:: SHORT PROBLEM ::
Write out, word for word, only the data from its first line to the line containing "(normaltext) at (127,125)".

————

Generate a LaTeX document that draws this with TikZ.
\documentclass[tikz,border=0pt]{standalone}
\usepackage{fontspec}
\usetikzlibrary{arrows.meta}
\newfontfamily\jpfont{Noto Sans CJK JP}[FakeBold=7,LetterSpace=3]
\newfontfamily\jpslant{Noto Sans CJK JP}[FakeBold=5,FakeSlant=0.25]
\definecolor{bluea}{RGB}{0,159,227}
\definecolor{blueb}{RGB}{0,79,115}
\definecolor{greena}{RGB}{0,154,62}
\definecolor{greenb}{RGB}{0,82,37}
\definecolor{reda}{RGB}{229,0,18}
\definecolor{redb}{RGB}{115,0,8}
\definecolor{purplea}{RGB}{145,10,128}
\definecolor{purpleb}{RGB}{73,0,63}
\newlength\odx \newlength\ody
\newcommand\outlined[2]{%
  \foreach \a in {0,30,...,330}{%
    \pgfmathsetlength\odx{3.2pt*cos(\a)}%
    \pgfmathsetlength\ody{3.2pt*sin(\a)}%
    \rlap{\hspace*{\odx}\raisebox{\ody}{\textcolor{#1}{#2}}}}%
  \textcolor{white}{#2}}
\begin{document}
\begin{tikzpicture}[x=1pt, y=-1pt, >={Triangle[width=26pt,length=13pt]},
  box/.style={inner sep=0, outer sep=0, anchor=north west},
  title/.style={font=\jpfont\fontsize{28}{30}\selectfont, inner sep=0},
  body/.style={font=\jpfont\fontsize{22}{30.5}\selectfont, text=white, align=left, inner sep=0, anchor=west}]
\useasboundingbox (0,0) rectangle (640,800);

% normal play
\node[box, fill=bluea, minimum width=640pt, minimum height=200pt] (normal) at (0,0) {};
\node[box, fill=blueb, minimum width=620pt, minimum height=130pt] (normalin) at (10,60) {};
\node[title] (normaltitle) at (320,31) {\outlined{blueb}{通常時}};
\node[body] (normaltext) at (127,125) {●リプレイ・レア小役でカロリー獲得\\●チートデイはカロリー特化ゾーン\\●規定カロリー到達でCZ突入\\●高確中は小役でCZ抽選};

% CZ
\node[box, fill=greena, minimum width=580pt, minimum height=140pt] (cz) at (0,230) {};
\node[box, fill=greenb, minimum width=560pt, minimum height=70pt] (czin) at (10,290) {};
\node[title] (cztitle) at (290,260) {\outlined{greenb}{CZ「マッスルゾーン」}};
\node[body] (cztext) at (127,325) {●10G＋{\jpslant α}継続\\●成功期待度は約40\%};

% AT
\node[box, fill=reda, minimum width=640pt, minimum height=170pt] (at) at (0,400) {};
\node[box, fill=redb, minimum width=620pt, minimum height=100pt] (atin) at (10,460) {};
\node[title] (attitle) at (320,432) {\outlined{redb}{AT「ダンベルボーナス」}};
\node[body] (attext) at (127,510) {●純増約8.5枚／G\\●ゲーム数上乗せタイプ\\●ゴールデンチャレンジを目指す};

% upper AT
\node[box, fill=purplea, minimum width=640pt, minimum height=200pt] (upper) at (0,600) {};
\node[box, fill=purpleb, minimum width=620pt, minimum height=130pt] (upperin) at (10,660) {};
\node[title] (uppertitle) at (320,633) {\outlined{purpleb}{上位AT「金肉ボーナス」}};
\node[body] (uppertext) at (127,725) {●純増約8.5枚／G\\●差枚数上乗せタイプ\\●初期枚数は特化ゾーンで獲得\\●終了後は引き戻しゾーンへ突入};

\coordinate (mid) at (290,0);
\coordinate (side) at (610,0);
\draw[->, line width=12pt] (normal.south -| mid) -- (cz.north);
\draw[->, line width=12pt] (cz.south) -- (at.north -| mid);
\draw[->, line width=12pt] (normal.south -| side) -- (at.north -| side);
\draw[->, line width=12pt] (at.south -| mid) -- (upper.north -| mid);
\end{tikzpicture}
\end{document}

————

:: FINAL ANSWER ::
Generate a LaTeX document that draws this with TikZ.
\documentclass[tikz,border=0pt]{standalone}
\usepackage{fontspec}
\usetikzlibrary{arrows.meta}
\newfontfamily\jpfont{Noto Sans CJK JP}[FakeBold=7,LetterSpace=3]
\newfontfamily\jpslant{Noto Sans CJK JP}[FakeBold=5,FakeSlant=0.25]
\definecolor{bluea}{RGB}{0,159,227}
\definecolor{blueb}{RGB}{0,79,115}
\definecolor{greena}{RGB}{0,154,62}
\definecolor{greenb}{RGB}{0,82,37}
\definecolor{reda}{RGB}{229,0,18}
\definecolor{redb}{RGB}{115,0,8}
\definecolor{purplea}{RGB}{145,10,128}
\definecolor{purpleb}{RGB}{73,0,63}
\newlength\odx \newlength\ody
\newcommand\outlined[2]{%
  \foreach \a in {0,30,...,330}{%
    \pgfmathsetlength\odx{3.2pt*cos(\a)}%
    \pgfmathsetlength\ody{3.2pt*sin(\a)}%
    \rlap{\hspace*{\odx}\raisebox{\ody}{\textcolor{#1}{#2}}}}%
  \textcolor{white}{#2}}
\begin{document}
\begin{tikzpicture}[x=1pt, y=-1pt, >={Triangle[width=26pt,length=13pt]},
  box/.style={inner sep=0, outer sep=0, anchor=north west},
  title/.style={font=\jpfont\fontsize{28}{30}\selectfont, inner sep=0},
  body/.style={font=\jpfont\fontsize{22}{30.5}\selectfont, text=white, align=left, inner sep=0, anchor=west}]
\useasboundingbox (0,0) rectangle (640,800);

% normal play
\node[box, fill=bluea, minimum width=640pt, minimum height=200pt] (normal) at (0,0) {};
\node[box, fill=blueb, minimum width=620pt, minimum height=130pt] (normalin) at (10,60) {};
\node[title] (normaltitle) at (320,31) {\outlined{blueb}{通常時}};
\node[body] (normaltext) at (127,125) {●リプレイ・レア小役でカロリー獲得\\●チートデイはカロリー特化ゾーン\\●規定カロリー到達でCZ突入\\●高確中は小役でCZ抽選};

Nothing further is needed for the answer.